No tempo das raposas felpudas
Houve época em que os principais protagonistas da política nacional eram atores do porte de Ulisses Guimarães, Leonel Brizola, Franco Montoro e Teotônio Vilela.
Era comum, então, o uso da expressão “raposa felpuda” para identificar aqueles mais argutos no jogo do poder.
José Sarney é desse tempo, e a longevidade de sua carreira na política dá conta de sua capacidade de articulação sem limites.
Os lances de então eram comparados a um jogo de estratégias – o xadrez político, dizia-se.
O cenário era o da reconstrução da democracia, após o processo interrompido pela ditadura militar, e esses personagens buscavam moldar o país conforme suas crenças ideológicas.
No centro da disputa, balançando de lá para cá, atuava o chamado “Centrão”, que teve como figura emblemática o deputado Roberto Cardoso Alves, que se celebrizou com a frase “é dando que se recebe”.
Em torno de “Robertão” vicejou a matilha que os repórteres e analistas da política batizaram de “baixo clero”.
Esses viviam de pequenos favores, restos de verbas orçamentárias para suas bases eleitorais e um espaço atrás dos ombros das verdadeiras celebridades nas fotografias dos jornais e imagens da TV.
Não costumavam ocupar o tempo das tribunas, reservado para os bons oradores, capazes de criar “bordões” que a imprensa reverberava pelo país afora.
Hoje os tempos são outros.
O único exemplar da espécie das “raposas” que ainda pode ser visto no Cerrado é o velho cacique do Maranhão – que acabou agregando outra capitania hereditária, a do Amapá.
Em torno dele, e com sua ajuda, o “baixo clero” evoluiu para o cardinalato.
Figuras miudas como o senador Renan Calheiros habituaram-se ao topo do poder – com tudo que já lhe foi imputado, Calheiros ainda manobra para ser o sucessor de Sarney na presidência do Senado.
O velho xadrez foi subsituido por outro jogo, menos sofisticado e mais bruto – uma espécie de Banco Imobiliário.
O “é dando que se recebe” virou uma ameaça: “se não der, voto contra, aumento os gastos públicos e derrubo a economia”.
E a imprensa?
Nesse período, a imprensa fez uma sequência de movimentos para dentro do campo.
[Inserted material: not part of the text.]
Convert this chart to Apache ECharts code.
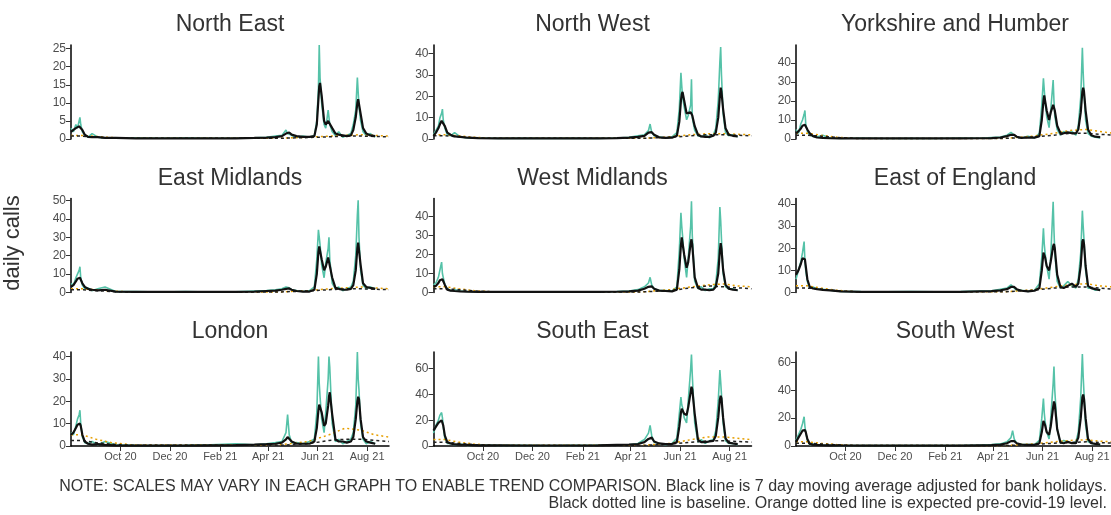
<!DOCTYPE html>
<html><head><meta charset="utf-8">
<script src="https://cdn.jsdelivr.net/npm/echarts@6/dist/echarts.min.js"></script>
<style>html,body{margin:0;padding:0;background:#fff}#c{width:1111px;height:515px}</style>
</head><body><div id="c"></div>
<script>
// ---------------- DATA ----------------
const dates = ['2020-08-01','2020-08-04','2020-08-07','2020-08-09','2020-08-11','2020-08-12','2020-08-13','2020-08-15','2020-08-18','2020-08-22',
'2020-08-27','2020-09-03','2020-09-12','2020-09-25','2020-10-20','2020-11-20','2020-12-20','2021-01-20','2021-02-20','2021-03-15',
'2021-03-30','2021-04-10','2021-04-18','2021-04-23','2021-04-25','2021-04-27','2021-04-30','2021-05-06','2021-05-14','2021-05-22',
'2021-05-28','2021-05-31','2021-06-02','2021-06-03','2021-06-04','2021-06-06','2021-06-09','2021-06-11','2021-06-14','2021-06-15',
'2021-06-16','2021-06-19','2021-06-23','2021-06-27','2021-07-02','2021-07-07','2021-07-12','2021-07-15','2021-07-18','2021-07-20',
'2021-07-21','2021-07-22','2021-07-24','2021-07-27','2021-07-31','2021-08-05','2021-08-11'];
const refDates = ['2020-08-01','2020-08-15','2020-09-01','2020-09-20','2020-10-15','2021-04-15','2021-05-20','2021-06-15','2021-07-05','2021-07-25','2021-08-10','2021-08-28'];

const regionNames = ['North East','North West','Yorkshire and Humber','East Midlands','West Midlands','East of England','London','South East','South West'];

const northEastDaily = [3,2,4,3,5,6,4,2,1,0.5,1.5,0.5,0.3,0.2,0.3,0.2,0.3,0.2,0.2,0.3,0.5,0.8,1,2.5,1.5,2,1,0.5,0.8,0.5,1,5,14,26,17,10,4,3,8,6,4,2,1,2,0.5,1,1.5,4,8,17,13,9,5,2,1,1.5,0.5];
const northEastAvg = [2,2.5,3,3.3,3.5,3.5,3.3,2.5,1.2,0.6,0.5,0.5,0.3,0.3,0.2,0.2,0.2,0.2,0.2,0.3,0.4,0.5,0.8,1.5,2,1.8,1.2,0.8,0.6,0.6,0.8,4,11,14.5,15.5,12,5,4,5,5.5,5.3,3,1.5,1.2,1,0.8,1,2.5,6,10,11,10.5,7,3,1.5,1,0.8];
const northEastBase = [0.8,0.8,0.5,0.3,0.2,0.2,0.4,0.6,0.8,0.8,0.7,0.6];
const northEastExpected = [1,1,0.7,0.4,0.2,0.2,0.5,0.8,1,1.2,1,0.8];
const northEastTicks = [0,5,10,15,20,25];

const northWestDaily = [2,4,6,10,12,14,9,5,2,1.5,3,1,0.5,0.5,0.3,0.4,0.3,0.4,0.3,0.5,0.8,1.5,2,4,7,3,1.5,1,0.5,1,3,14,31,25,20,15,9,11,16,28,10,4,1.5,1,2,0.5,2,5,18,36,43,30,12,3,1.5,2,1];
const northWestAvg = [1.5,3,5,7,8.5,9,8.5,6,3,2,1.2,1,0.6,0.4,0.3,0.3,0.3,0.3,0.3,0.4,0.6,1,1.5,3,3.5,3.2,2,0.8,0.5,0.6,1.5,8,18,21,22,18,12,12,12.5,12,11,6,2,1.2,1,1,1.5,3,10,20,24,22,14,5,2,1.5,1.2];
const northWestBase = [1.5,1.5,1,0.5,0.3,0.3,0.8,1.5,2,2,1.8,1.5];
const northWestExpected = [2,2,1.5,0.8,0.3,0.3,1,2,2.5,2.5,2.2,2];
const northWestTicks = [0,10,20,30,40];

const yorkshireDaily = [5,3,8,10,13,15,8,4,2,1.5,1,2,0.5,0.3,0.5,0.3,0.4,0.3,0.5,0.4,0.8,1,2,3.5,3,2,1,0.5,1.5,0.5,3,18,32,26,20,12,6,15,31,20,12,5,2,4,3,4,2,7,22,48,35,25,10,3,1.5,1,0.5];
const yorkshireAvg = [3,4,5.5,7,7.5,7.5,7,5,3,1.5,0.8,0.6,0.4,0.3,0.3,0.3,0.3,0.3,0.3,0.4,0.5,0.8,1.5,2.2,2.5,2.2,1.2,0.6,0.8,0.7,1.5,10,20,23,22,15,10,14,18,17.5,15,7,3,3,3.5,3,3,5,14,25,27,25,15,5,2,1.2,1];
const yorkshireBase = [2,2,1.5,0.8,0.3,0.3,1,2,3,3,2.5,2];
const yorkshireExpected = [3,3,2,1,0.3,0.3,1.5,3,4.5,5,4,3];
const yorkshireTicks = [0,10,20,30,40];

const eastMidlandsDaily = [5,4,8,10,12,14,8,4,2,2.5,1,2,3,0.5,0.5,0.3,0.5,0.3,0.4,0.8,1,1.5,2,3,4,2.5,1.5,1,0.5,1,3,18,34,30,26,15,8,16,24,30,18,5,2,3,1,2,3,6,20,42,50,30,12,4,2,3,2];
const eastMidlandsAvg = [3,4,6,7.5,8,8,7.5,5,3,2,1.5,1.2,1.5,0.5,0.3,0.3,0.3,0.3,0.3,0.5,0.8,1,1.5,2,2.5,2.2,1.5,0.8,0.5,0.5,1.5,10,22,25,24,18,12,14,19,20,19,8,2.5,2,1.5,1.5,2,4,12,24,27,26,15,5,3,2.5,2];
const eastMidlandsBase = [1.5,1.5,1,0.5,0.3,0.3,0.8,1.5,2,2,1.8,1.5];
const eastMidlandsExpected = [2,2,1.5,0.8,0.3,0.3,1,2,2.5,3,2.5,2];
const eastMidlandsTicks = [0,10,20,30,40,50];

const westMidlandsDaily = [4,5,8,12,16,10,8,4,2,1,1.5,0.8,0.5,0.4,0.3,0.4,0.3,0.3,0.4,0.5,0.8,1.5,3,5,8,4,2,1,1,0.8,3,22,42,35,30,18,8,18,35,48,30,6,2,3,1,2,2,5,18,45,38,28,10,3,2,2,1];
const westMidlandsAvg = [3,3.5,5,6.5,7,7,6.5,4,1.5,1,0.8,0.6,0.4,0.3,0.3,0.3,0.3,0.3,0.3,0.4,0.6,1,2,3,3.5,3.2,2,1,0.8,0.6,1.5,12,25,29,28,20,13,16,26,28,25,8,2.5,1.5,1.5,1.2,1.5,3,10,22,26,23,12,4,2,1.5,1.2];
const westMidlandsBase = [2,2,1.5,0.8,0.3,0.3,1,2.5,3.5,3,2.5,2];
const westMidlandsExpected = [3,3,2,1,0.3,0.3,1.5,3,4,4.5,3.5,3];
const westMidlandsTicks = [0,10,20,30,40];

const eastEnglandDaily = [6,10,14,18,23,14,10,5,2,2.5,1.5,1.5,1,0.5,0.4,0.3,0.4,0.3,0.4,0.6,0.8,1.5,2,3.5,3,2,1,1,0.5,1,4,16,29,22,18,12,6,16,41,28,18,5,2,3,5,3,2,6,18,37,30,24,10,2,2,1,1.5];
const eastEnglandAvg = [8,10,13,15.5,16,15,12,6,2.5,1.8,1.5,1.2,1,0.5,0.3,0.3,0.3,0.3,0.3,0.5,0.6,1,1.5,2.5,3,2.5,1.5,0.8,0.5,0.8,2,10,18,18,16,12,10,14,21,22,20,8,2.5,2,3,4,2.5,4,12,23,24,22,12,3,2,1.5,1];
const eastEnglandBase = [2,2,1.5,0.8,0.3,0.3,1,2,2.5,2.5,2,1.5];
const eastEnglandExpected = [3,3,2,1,0.3,0.3,1.2,2.5,3.5,4,3,2.5];
const eastEnglandTicks = [0,10,20,30,40];

const londonDaily = [6,5,9,12,14,16,10,4,1.5,1,2,0.5,2,0.5,0.3,0.2,0.3,0.5,1,0.5,1,1.5,2,6,14,5,1.5,1.5,1,2,3,15,40,28,22,12,6,15,30,40,35,10,2,3,1,2,3,6,18,42,30,25,10,3,1,2,1];
const londonAvg = [5,6,8,9.5,10,10,9,5,2,1,0.6,0.8,0.5,0.3,0.2,0.2,0.2,0.3,0.4,0.6,0.8,1,1.5,3,4,3.5,2,1,1,1,2,8,16,18.5,19,15,9,10,18,22,24,14,3,2,2,1.5,2,4,12,20,22,21,12,4,2,1.5,1];
const londonBase = [2.5,2.5,1.5,0.8,0.3,0.3,1,2.5,3,3,2.5,2];
const londonExpected = [5,5,3,1.5,0.5,0.5,2,5,8,7,5,4];
const londonTicks = [0,10,20,30,40];

const southEastDaily = [10,16,20,24,26,22,15,6,2,2,1,1.5,0.5,0.8,0.5,0.5,0.4,0.5,0.6,1,1,2,5,10,16,8,3,2,1,2,6,25,38,32,30,22,18,35,60,71,55,18,3,5,2,4,5,12,35,59,50,40,18,4,2,2,1];
const southEastAvg = [12,15,18,19.5,20,19,16,8,3,2,1.2,1,0.8,0.5,0.5,0.4,0.4,0.4,0.5,0.8,1,1.5,3,5.5,7,6.5,3.5,2,1.5,1.5,3,15,26,29,28.5,25,24,30,42,46,44,25,5,3,3,3.5,4,8,22,36,39,37,22,6,2.5,2,1.5];
const southEastBase = [3,3,2,1,0.4,0.4,1.5,3,4,4,3.5,3];
const southEastExpected = [5,5,3,1.5,0.5,0.5,2,5,7,7,6,5];
const southEastTicks = [0,20,40,60];

const southWestDaily = [4,8,12,16,21,14,10,4,1,1.5,0.8,0.5,0.5,0.4,0.3,0.3,0.4,0.3,0.4,0.6,1,1.5,3,6,11,5,2,1,1,1,4,20,34,24,18,10,5,20,45,57,40,12,2,4,3,2,3,10,35,66,50,38,15,3,2,1.5,1];
const southWestAvg = [3,6,9,11,12,11.5,10,5,1.5,1,0.8,0.6,0.5,0.4,0.3,0.3,0.3,0.3,0.3,0.5,0.6,1,2,3.5,4,3.5,2,1,0.8,0.8,2,10,18,17.5,15,10,8,14,28,32,30,12,2.5,2,3,2,2,6,20,35,37,34,20,5,2,1.5,1];
const southWestBase = [2,2,1.5,0.8,0.3,0.3,1,2,2.5,3,2.5,2];
const southWestExpected = [3,3,2,1,0.3,0.3,1.5,3,4,4.5,3.5,3];
const southWestTicks = [0,20,40,60];

const yMax = [26, 44, 49.5, 51, 49.5, 42.5, 42, 73, 67.5];
const xStart = '2020-08-01', xEnd = '2021-08-28';
const xTicks = ['2020-10-01','2020-12-01','2021-02-01','2021-04-01','2021-06-01','2021-08-01'];
const monthNames = ['Jan','Feb','Mar','Apr','May','Jun','Jul','Aug','Sep','Oct','Nov','Dec'];

const panels = [
  [northEastDaily, northEastAvg, northEastBase, northEastExpected, northEastTicks],
  [northWestDaily, northWestAvg, northWestBase, northWestExpected, northWestTicks],
  [yorkshireDaily, yorkshireAvg, yorkshireBase, yorkshireExpected, yorkshireTicks],
  [eastMidlandsDaily, eastMidlandsAvg, eastMidlandsBase, eastMidlandsExpected, eastMidlandsTicks],
  [westMidlandsDaily, westMidlandsAvg, westMidlandsBase, westMidlandsExpected, westMidlandsTicks],
  [eastEnglandDaily, eastEnglandAvg, eastEnglandBase, eastEnglandExpected, eastEnglandTicks],
  [londonDaily, londonAvg, londonBase, londonExpected, londonTicks],
  [southEastDaily, southEastAvg, southEastBase, southEastExpected, southEastTicks],
  [southWestDaily, southWestAvg, southWestBase, southWestExpected, southWestTicks]
];

// ---------------- LAYOUT ----------------
const colLeft = [71, 433.5, 796];
const rowTop = [45, 198.5, 352];
const W = 318, H = 94;
const FONT = '"Liberation Sans", Arial, sans-serif';

const t = d => Date.parse(d + 'T00:00:00Z');
const zip = (xs, ys) => xs.map((d, i) => [t(d), ys[i]]);
const tickTimes = xTicks.map(t);
const fmtDate = v => { const d = new Date(v); return monthNames[d.getUTCMonth()] + ' ' + String(d.getUTCFullYear()).slice(2); };

const grid = [], xAxis = [], yAxis = [], series = [], graphic = [];
panels.forEach((p, i) => {
  const r = Math.floor(i / 3), c = i % 3;
  grid.push({left: colLeft[c], top: rowTop[r], width: W, height: H, containLabel: false, outerBoundsMode: 'none'});
  const bottom = r === 2;
  xAxis.push({
    type: 'value', gridIndex: i, min: t(xStart), max: t(xEnd), scale: true,
    axisLine: {show: bottom, onZero: false, lineStyle: {color: '#000', width: 1.5}},
    axisTick: {show: bottom, length: 5, customValues: tickTimes, lineStyle: {color: '#333', width: 1}},
    axisLabel: {show: bottom, customValues: tickTimes, color: '#4d4d4d', fontSize: 11, fontFamily: FONT, margin: 5, formatter: fmtDate},
    splitLine: {show: false}
  });
  yAxis.push({
    type: 'value', gridIndex: i, min: 0, max: yMax[i],
    axisLine: {show: true, lineStyle: {color: '#000', width: 1.5}},
    axisTick: {show: true, length: 5, customValues: p[4], lineStyle: {color: '#333', width: 1}},
    axisLabel: {customValues: p[4], color: '#4d4d4d', fontSize: 12, fontFamily: FONT, margin: 5},
    splitLine: {show: false}
  });
  const common = {xAxisIndex: i, yAxisIndex: i, type: 'line', showSymbol: false, symbol: 'none', silent: true, animation: false};
  series.push(Object.assign({}, common, {data: zip(dates, p[0]), lineStyle: {color: '#55c2a8', width: 1.6}, z: 1}));
  series.push(Object.assign({}, common, {data: zip(refDates, p[3]), lineStyle: {color: '#e69f00', width: 1.5, type: [2, 3]}, z: 2}));
  series.push(Object.assign({}, common, {data: zip(refDates, p[2]), lineStyle: {color: '#222', width: 1.5, type: [3, 3]}, z: 3}));
  series.push(Object.assign({}, common, {data: zip(dates, p[1]), lineStyle: {color: '#111', width: 2.2}, z: 4}));
  graphic.push({type: 'text', x: colLeft[c] + W / 2, y: rowTop[r] - 20, style: {text: regionNames[i], font: '23px ' + FONT, fill: '#333', textAlign: 'center', textVerticalAlign: 'middle'}});
});

graphic.push({type: 'text', x: 13, y: 243, rotation: Math.PI / 2, style: {text: 'daily calls', font: '22px ' + FONT, fill: '#333', textAlign: 'center', textVerticalAlign: 'middle'}});
graphic.push({type: 'text', x: 1107, y: 487, style: {text: 'NOTE: SCALES MAY VARY IN EACH GRAPH TO ENABLE TREND COMPARISON. Black line is 7 day moving average adjusted for bank holidays.', font: '16px ' + FONT, fill: '#333', textAlign: 'right', textVerticalAlign: 'middle'}});
graphic.push({type: 'text', x: 1107, y: 504, style: {text: 'Black dotted line is baseline. Orange dotted line is expected pre-covid-19 level.', font: '16px ' + FONT, fill: '#333', textAlign: 'right', textVerticalAlign: 'middle'}});

const chart = echarts.init(document.getElementById('c'), null, {renderer: 'canvas'});
chart.setOption({animation: false, backgroundColor: '#fff', grid, xAxis, yAxis, series, graphic});
</script></body></html>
Primeiro deixou as cabines de transmissão e se apropriou do apito.
Depois, largou o apito e vestiu um dos uniformes.
Agora, tenta assumir o lugar do treinador.
Lei da Ficha Limpa
Assim é que o noticiário político se apresenta nestes dias: a imprensa publica denúncias de corrupção, os acusados abandonam seus cargos em troca de um anonimato que imaginam temporário, na esperança de retornar ao poder numa próxima eleição, e as peças se movem continuamente no tabuleiro.
Aliados do governo ameaçam pular para o lado da oposição, mas ali a ração é parca – e tudo cheira a blefe.
Os outrora renhidos oposicionistas recebem a presidente e lhe fazem agrados, tudo em nome do combate à corrupção e da eliminação da miséria.
As intenções não poderiam ser melhores, mas o leitor atento não pode se esquecer de que nem tudo é o que parece.
Nesta segunda-feira, o estranho bailado dos políticos é assunto de muitos dos analistas da imprensa.
O tema subjacente é a possibilidade de uma nova aliança entre o governo e parte da oposição, capaz de colocar limites à corrupção e estabelecer um controle restrito aos gastos públicos.
Em alguns artigos, a presença da presidente Dilma Rousseff no Palácio dos Bandeirantes, ninho de tucanos, é puro jogo de cena, apenas retórica na qual os oposicionistas “caem como patinhos”.
Em editorial, dá-se uma força à chefe do Executivo diante do dilema entre cortar gastos e ceder à fome de recursos dos aliados.
Nas entrelinhas dos textos, observe-se a ilusão recorrente da imprensa de que são os jornalistas que conduzem os movimentos na política.
Mas a realidade não permite muitas ilusões: a verdadeira mudança não ocorre no centro do poder, mas na periferia, a partir do voto consciente.
O Brasil começará a mudar quando os eleitores deixarem de mandar para Brasília “raposas felpudas” ou reles gambás.
Retomar a campanha pela efetividade da Lei da Ficha Limpa já seria um bom ponto de partida.